» **Your task**
Reproduce the listing below exactly, beginning with its first line and ending with the line that holds "import plotly.graph_objects as go"; pictures are not part of the copy.

* START Information provided *

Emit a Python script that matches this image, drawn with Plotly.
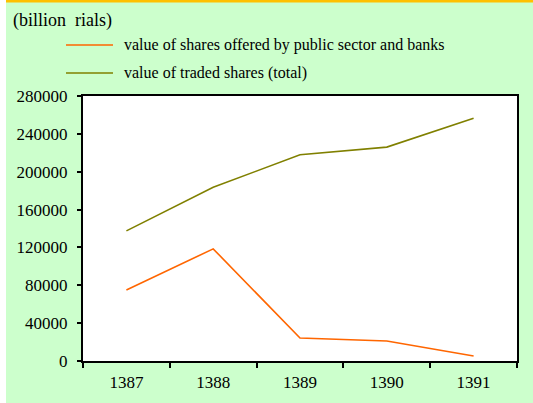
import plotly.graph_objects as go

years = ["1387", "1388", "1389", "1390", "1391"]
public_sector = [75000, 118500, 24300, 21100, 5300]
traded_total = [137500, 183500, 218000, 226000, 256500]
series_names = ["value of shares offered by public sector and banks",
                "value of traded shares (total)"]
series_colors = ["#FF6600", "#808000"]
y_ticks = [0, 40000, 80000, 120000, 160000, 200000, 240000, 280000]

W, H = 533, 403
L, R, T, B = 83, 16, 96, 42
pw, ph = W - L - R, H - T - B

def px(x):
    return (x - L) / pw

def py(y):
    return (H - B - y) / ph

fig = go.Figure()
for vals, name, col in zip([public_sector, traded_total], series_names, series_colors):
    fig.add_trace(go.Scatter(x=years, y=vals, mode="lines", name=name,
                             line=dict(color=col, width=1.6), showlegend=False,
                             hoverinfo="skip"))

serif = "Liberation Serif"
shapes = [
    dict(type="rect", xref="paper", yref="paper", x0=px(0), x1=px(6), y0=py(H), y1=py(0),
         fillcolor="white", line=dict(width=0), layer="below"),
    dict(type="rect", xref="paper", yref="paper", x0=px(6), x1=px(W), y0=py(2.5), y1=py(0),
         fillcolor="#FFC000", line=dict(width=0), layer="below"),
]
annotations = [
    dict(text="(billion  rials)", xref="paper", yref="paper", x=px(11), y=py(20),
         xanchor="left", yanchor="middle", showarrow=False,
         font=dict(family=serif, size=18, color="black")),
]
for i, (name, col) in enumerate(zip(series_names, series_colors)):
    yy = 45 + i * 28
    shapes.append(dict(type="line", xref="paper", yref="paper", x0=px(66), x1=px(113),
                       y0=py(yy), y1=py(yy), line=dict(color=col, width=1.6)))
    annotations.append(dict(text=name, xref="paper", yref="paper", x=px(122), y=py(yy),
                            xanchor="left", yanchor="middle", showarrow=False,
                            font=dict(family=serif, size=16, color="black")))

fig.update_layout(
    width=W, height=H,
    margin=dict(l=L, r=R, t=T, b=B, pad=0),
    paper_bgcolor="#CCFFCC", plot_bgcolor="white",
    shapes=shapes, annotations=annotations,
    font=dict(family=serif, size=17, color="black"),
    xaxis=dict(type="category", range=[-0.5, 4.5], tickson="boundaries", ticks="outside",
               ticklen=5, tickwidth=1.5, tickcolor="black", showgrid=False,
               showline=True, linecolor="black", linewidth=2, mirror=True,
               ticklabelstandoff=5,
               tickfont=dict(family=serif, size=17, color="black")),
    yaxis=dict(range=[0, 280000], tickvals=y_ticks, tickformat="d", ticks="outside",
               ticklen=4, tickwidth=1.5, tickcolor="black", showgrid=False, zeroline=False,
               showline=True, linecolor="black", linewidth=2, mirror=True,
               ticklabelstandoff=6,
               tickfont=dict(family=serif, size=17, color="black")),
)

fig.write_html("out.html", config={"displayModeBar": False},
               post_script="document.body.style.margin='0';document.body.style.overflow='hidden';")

* END Information provided *

» **Exercise result**
Emit a Python script that matches this image, drawn with Plotly.
import plotly.graph_objects as go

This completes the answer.